Monday, April 9, 2012

Easter Island

Part of the draw of our sabbatical is the possibility of giving Anabel one more year of childhood, and consequently, slowing the speed of which her younger brother and sister's childhood passes, as well. Anyone with older brothers or sisters knows that when the oldest learned something about the adult world, they couldn't wait to spoil it for their beloved younger siblings.  Anabel has always been our imaginative child preferring to read, write or play pretend in her free time.  Unlike most of her friends at home, she still believes in fairies, Santa and even, the Easter bunny with all her heart.  I want to keep it that way.  No, I don't want her laughed at or ridiculed by her peers, but I don't want to see her innocent world of believing - of having faith in the unseen- to end.
Aren't we all asked to believe things we can't see?  I wasn't there when men walked on the moon, but I believe it happened.  I can't see the love my mother has for me when she berates me again for spending a year away from home, but I know it's there.  I didn't see Jesus heal the sick or turn water into wine, but I believe He did.  I can't see God while I'm praying, but I feel He's there.  How can we get through life without a little faith in the unseen? And oh, to have the faith of a child!  C. S. Lewis said, "Faith is the art of holding on to things your reason once accepted, despite your changing moods." Or your changing age, as the case may be.

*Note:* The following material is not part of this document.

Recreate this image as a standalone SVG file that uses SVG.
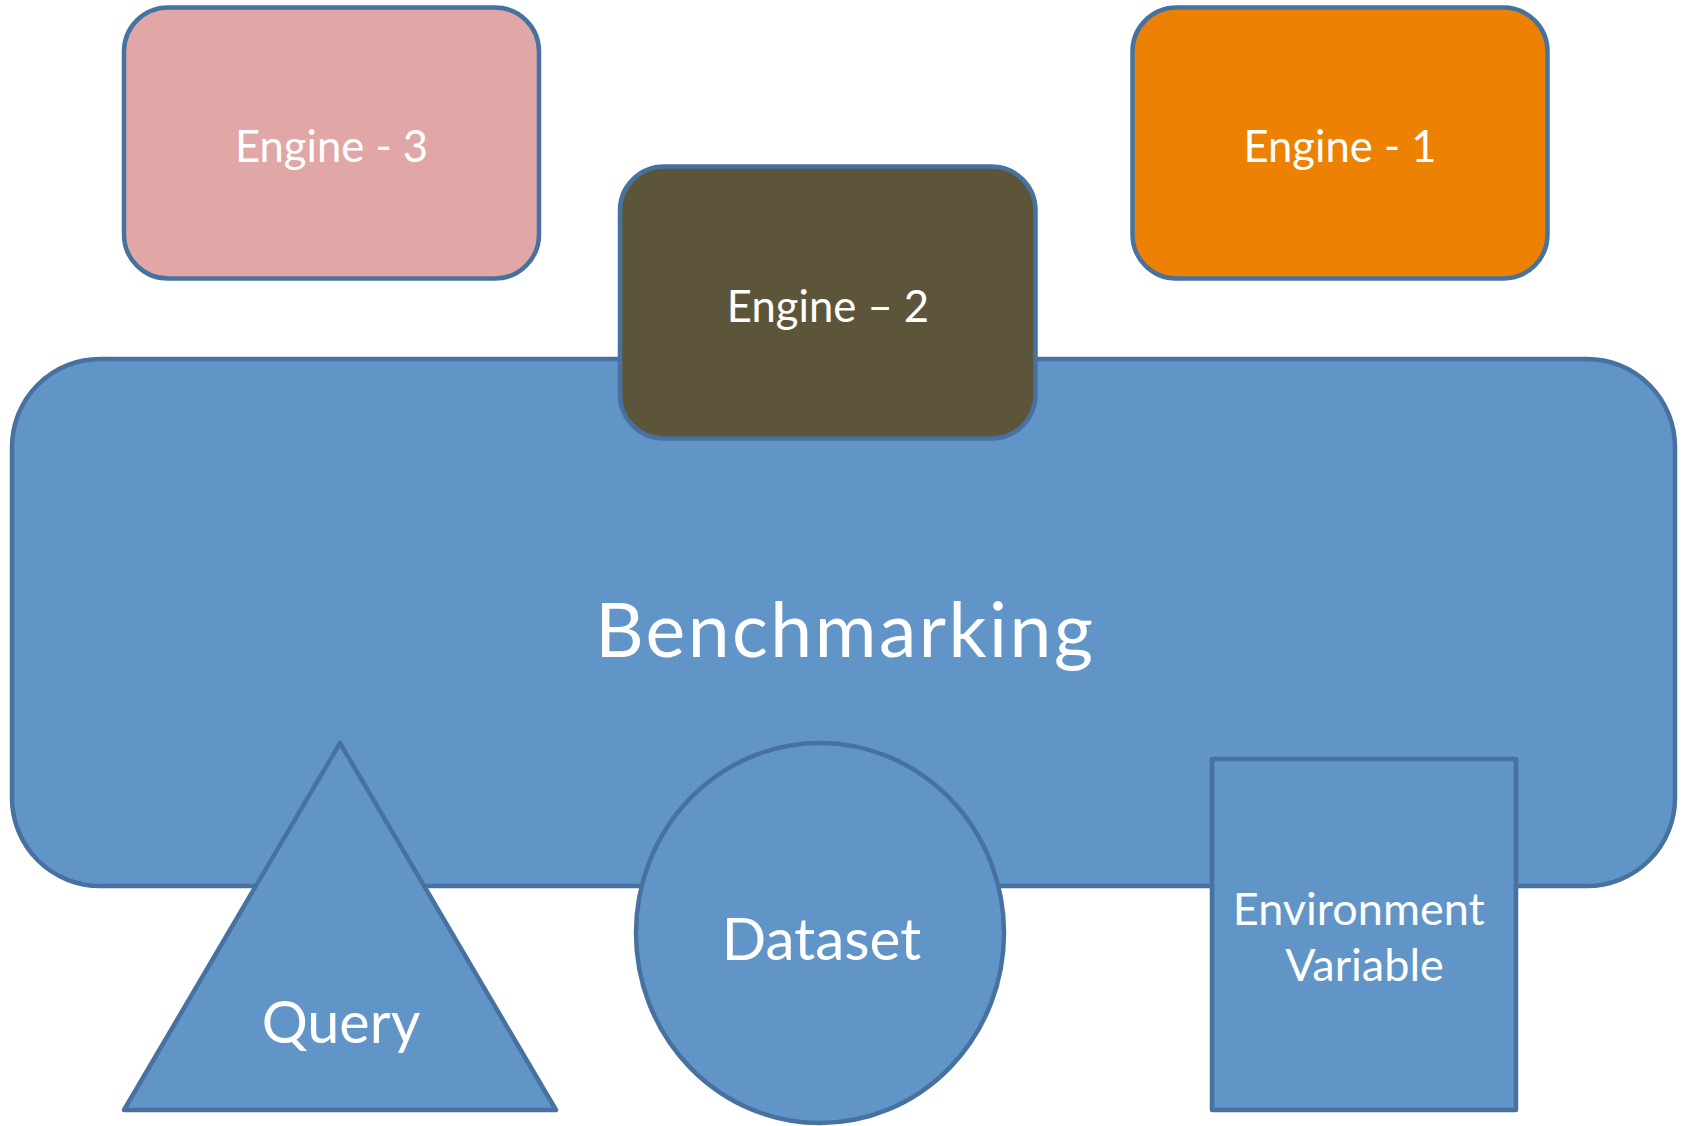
<svg xmlns="http://www.w3.org/2000/svg" width="1683" height="1126" viewBox="0 0 1683 1126">
  <style>
    .shape { stroke: #47729f; stroke-width: 4.5; stroke-linejoin: round; }
    .blue { fill: #6195c8; }
    .lbl { fill: #ffffff; font-family: Lato, "Open Sans", "Liberation Sans", sans-serif; text-anchor: middle; }
    .eng { font-size: 43.6px; }
  </style>
  <rect width="1683" height="1126" fill="#ffffff"/>

  <!-- central platform -->
  <g id="benchmarking">
    <rect class="shape blue" x="12" y="359" width="1663" height="527" rx="88" ry="88"/>
    <text class="lbl" x="845.3" y="657" font-size="75" letter-spacing="2.5">Benchmarking</text>
  </g>

  <!-- engines -->
  <g id="engine-3">
    <rect class="shape" fill="#e1a7a6" x="124" y="7.5" width="415" height="271" rx="44" ry="44"/>
    <text class="lbl eng" x="331.5" y="162.3">Engine - 3</text>
  </g>
  <g id="engine-2">
    <rect class="shape" fill="#5c5539" x="620" y="166.5" width="415.5" height="272" rx="44" ry="44"/>
    <text class="lbl eng" x="828" y="321.7">Engine – 2</text>
  </g>
  <g id="engine-1">
    <rect class="shape" fill="#ec8104" x="1132.5" y="7.5" width="415" height="271" rx="44" ry="44"/>
    <text class="lbl eng" x="1340" y="162.3">Engine - 1</text>
  </g>

  <!-- inputs -->
  <g id="query">
    <polygon class="shape blue" points="340,743 556,1110 124,1110"/>
    <text class="lbl" x="341" y="1043.3" font-size="57.5">Query</text>
  </g>
  <g id="dataset">
    <ellipse class="shape blue" cx="820" cy="933" rx="184" ry="190"/>
    <text class="lbl" x="821.5" y="960" font-size="58.5">Dataset</text>
  </g>
  <g id="environment-variable">
    <rect class="shape blue" x="1212" y="759" width="304" height="351"/>
    <text class="lbl" font-size="45">
      <tspan x="1364.5" y="925">Environment</tspan>
      <tspan x="1364.5" y="980.7">Variable</tspan>
    </text>
  </g>

  <g id="connectors"/>
</svg>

Of course, it is easier to believe when you THINK you've seen.  Two years ago, Anabel caught the Easter Bunny in her room.  She woke to see a very tall shadow exiting her room and discovered a basket beside her bed.  She surmised that the shadow must have been the Easter Bunny, but instead of being thrilled by her discovery, she was terrified.  My goodness, he was big!  Now, I must sleep with her on the Saturday nights before Easter to guard against that massive bunny.

This year, Emma wasn't worried about Anabel's Harvey-sized rabbit; she fretted about having no Easter baskets as we had left our traditional baskets at home in Canton.  Unfazed, she immediately found a solution.  Laundry baskets.  They're bigger and hold more treats!  However, her fears were unwarranted as the Easter Bunny provided his own baskets this year.

As with Halloween, Thanksgiving and Christmas, we created new ways to celebrate Easter:

With a new friend from St. Helena Island, the kids hunted for eggs on appropriately named Hunting Island.

We shared our love of scavenger hunts with friends from Delaware.

The kids roamed the island in teams competing to find all items on the list to win a prize.  Some articles they took literally; some items they took figuratively.

For example, one item on the list was a photo of our neighbors, Steve and Mary.  Here's their beautiful portrait:

 Another item was a photo of a butterfly.  Now, I didn't think finding a live butterfly would be difficult thanks to our early spring, but here's what one team came up with:

I like kids that can see more than one solution to a problem!

Our Easter was unique this year in many ways, but the same in many others. While our children are not the little ones they used to be in their Easter dresses, suits and hats, we still celebrated our faith that the stone was rolled away and the Living Christ was not found with the dead, but among the believers.  While we shared the holiday with friends rather than family, we found communion just the same.